The same applies to impaired credit. A missed repayment from years ago is different from ongoing arrears, and lenders do not all treat those scenarios the same way. Fast asset finance approval for a borrower with previous credit issues usually comes from clear disclosure, realistic expectations and targeting lenders with suitable credit policies. It is not about pretending the issue is not there. It is about presenting the full picture properly.
What a broker does to speed things up
A good broker is not just forwarding your application. They are filtering lenders, shaping the file and removing friction before it becomes a problem. That includes checking serviceability, matching the deal to an appropriate product, and making sure the asset itself fits the lender’s policy.

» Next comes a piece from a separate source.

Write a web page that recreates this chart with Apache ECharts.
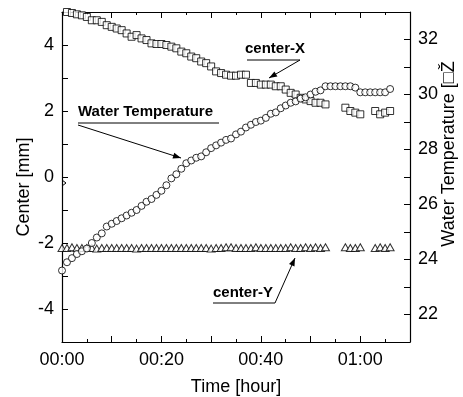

This can be especially useful when time is tight. If you are buying a work ute, truck, caravan, boat, motorbike or commercial equipment, the finance structure can vary depending on whether the asset is for personal use, business use or a mix of both. The wrong structure can cause delays or produce repayments that do not suit your cash flow.
With broad lender access, a brokerage like Auto Link Finance can often identify where a deal is most likely to move efficiently. That does not guarantee approval, but it can reduce the guesswork that slows many borrowers down when they go directly from lender to lender.
Common mistakes that slow approval
One of the most common issues is applying before you have chosen the asset properly. If the vehicle price, seller details or asset specifications keep changing, the lender may need to reassess the file each time. Another is understating existing commitments. Lenders will generally identify them anyway, and inconsistencies can create avoidable concerns.
A third mistake is assuming all pre-approvals work the same way. Some are strong and credit-assessed. Others are only indicative, based on limited information. If timing is critical, ask what stage you are actually at and what still needs to happen before settlement.
Finally, borrowers sometimes focus only on speed and ignore suitability. The fastest offer is not always the best one if the rate is uncompetitive, the term is too short, or the structure does not suit the way you use the asset. Quick approval is valuable, but only when the finance still works for you after the excitement of purchase day has passed.
Speed matters, but the right setup matters more
If you need finance in a hurry, the best move is usually not rushing blindly. It is getting the application right the first time. Fast asset finance approval is most achievable when your documents are ready, the asset is clearly identified, and the lender has been chosen with your circumstances in mind.
Whether you are salaried, self-employed, buying for personal use or funding an asset that supports your business, the goal is the same: less friction, fewer surprises and a finance solution that fits. When the process is handled properly, speed stops feeling like luck and starts looking a lot more like preparation.